Natália Correia, sua apoiante, apelidou-a de ‘engenheira de utopias’ e talvez tenha sido a ‘utopia’, a par do ‘sonho’, que a levou a abraçar os vários projectos que protagonizou. Talvez, recordando as palavras de Antero de Quental - «Sonhei. Nem sempre o sonho é coisa vã» - porque não se conformou nunca com a injustiça social e jamais se resignou com a ‘inevitabilidade’ das diferenças entre cidadãos (em função da raça, da língua, do sexo ou das crenças religiosas e convicções políticas).
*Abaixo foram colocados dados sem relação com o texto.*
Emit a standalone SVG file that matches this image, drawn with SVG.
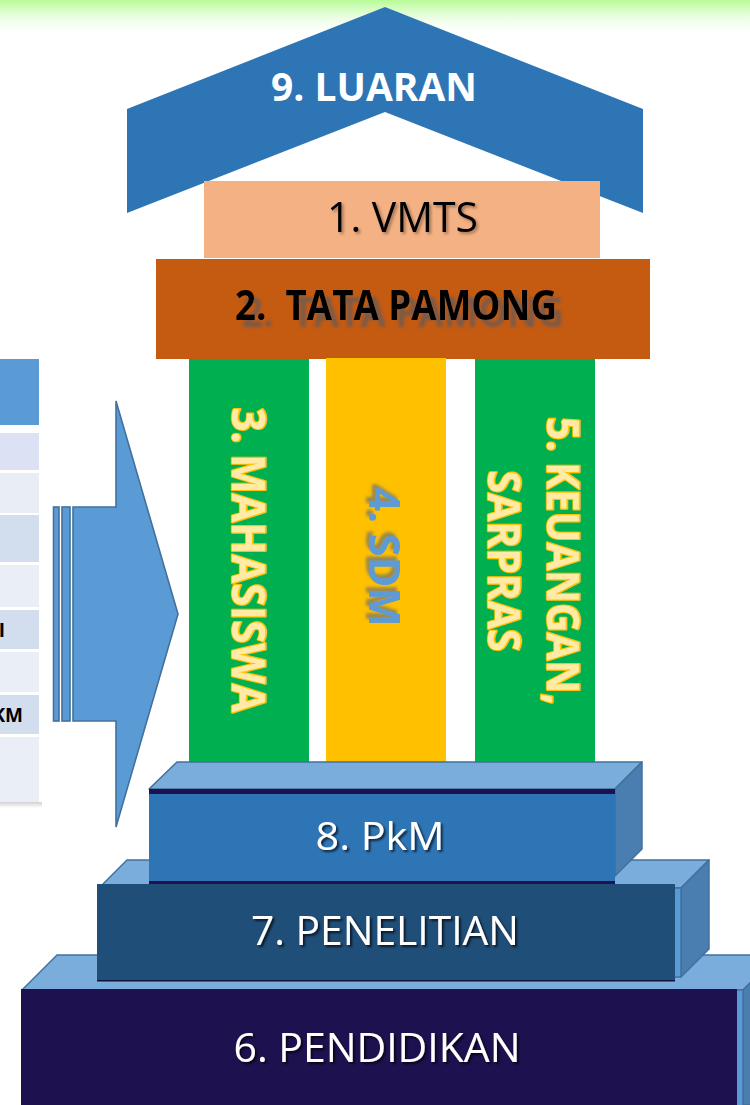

Para ela, a dignidade da pessoa humana, não era apenas um princípio constitucional – era um imperativo na construção de uma sociedade livre, justa e solidária.
Talvez também por isso é que Maria de Lourdes Pintasilgo esteve sempre mais disponível para ‘dar’ do que para ‘receber’, inspirada pelo lema da Acção Católica «Ver, Julgar e Agir». Os operários, que ‘descobriu’ naquela que era então a maior empresa industrial do país, as classes mais desfavorecidas, para quem lançou ousadas medidas sociais enquanto governante, conhecem bem o valor do seu carácter solidário, a ‘marca pessoal’ que imprimiu às suas decisões e intervenções políticas.
Mas ela foi (e seria sempre, se continuasse entre nós) aquilo a que se chama uma ‘livre pensadora’, para quem os modelos de sociedade se desenham em cada reflexão que se vai fazendo, por vezes ‘antes da História’, como que antecipando o futuro da própria política e da sociedade global em que nos movimentamos.
«Imaginar a Igreja», «Sulcos do Nosso Querer Comum», «Os novos Feminismos», «Dimensões da Mudança», «As Minhas Respostas» … um a um, todos os seus ‘escritos’ se transformaram na ‘fonte’ cujas águas bebemos com grande entusiasmo, num diálogo permanente, feito de interrogações e afirmações, nesse tempo de mudança que Maria de Lourdes Pintasilgo nos propunha.
A par do modelo representativo, ela defendeu (e foi das primeiras a fazê-lo) o participativo, ‘acreditando’ que o valor da democracia não se esgotava no modelo tradicional, mas residia também na participação activa dos cidadãos, na orientação racional que seriam capazes de dar ao seu destino, apenas movidos pelo interesse de ajudar a construir ‘um mundo melhor’.
Maria de Lourdes Pintasilgo - essa Mulher de fé, Mulher coragem, Mulher mensagem – partiu, deixando a democracia mais pobre. O país está de luto (apesar de ninguém se ter lembrado de o decretar oficialmente, nem terem sido concedidas exéquias de Estado a este vulto que marcou, de forma excepcional, o nosso tempo) e o 25 de Abril perdeu um dos seus ‘conselheiros’ mais ‘sábios’!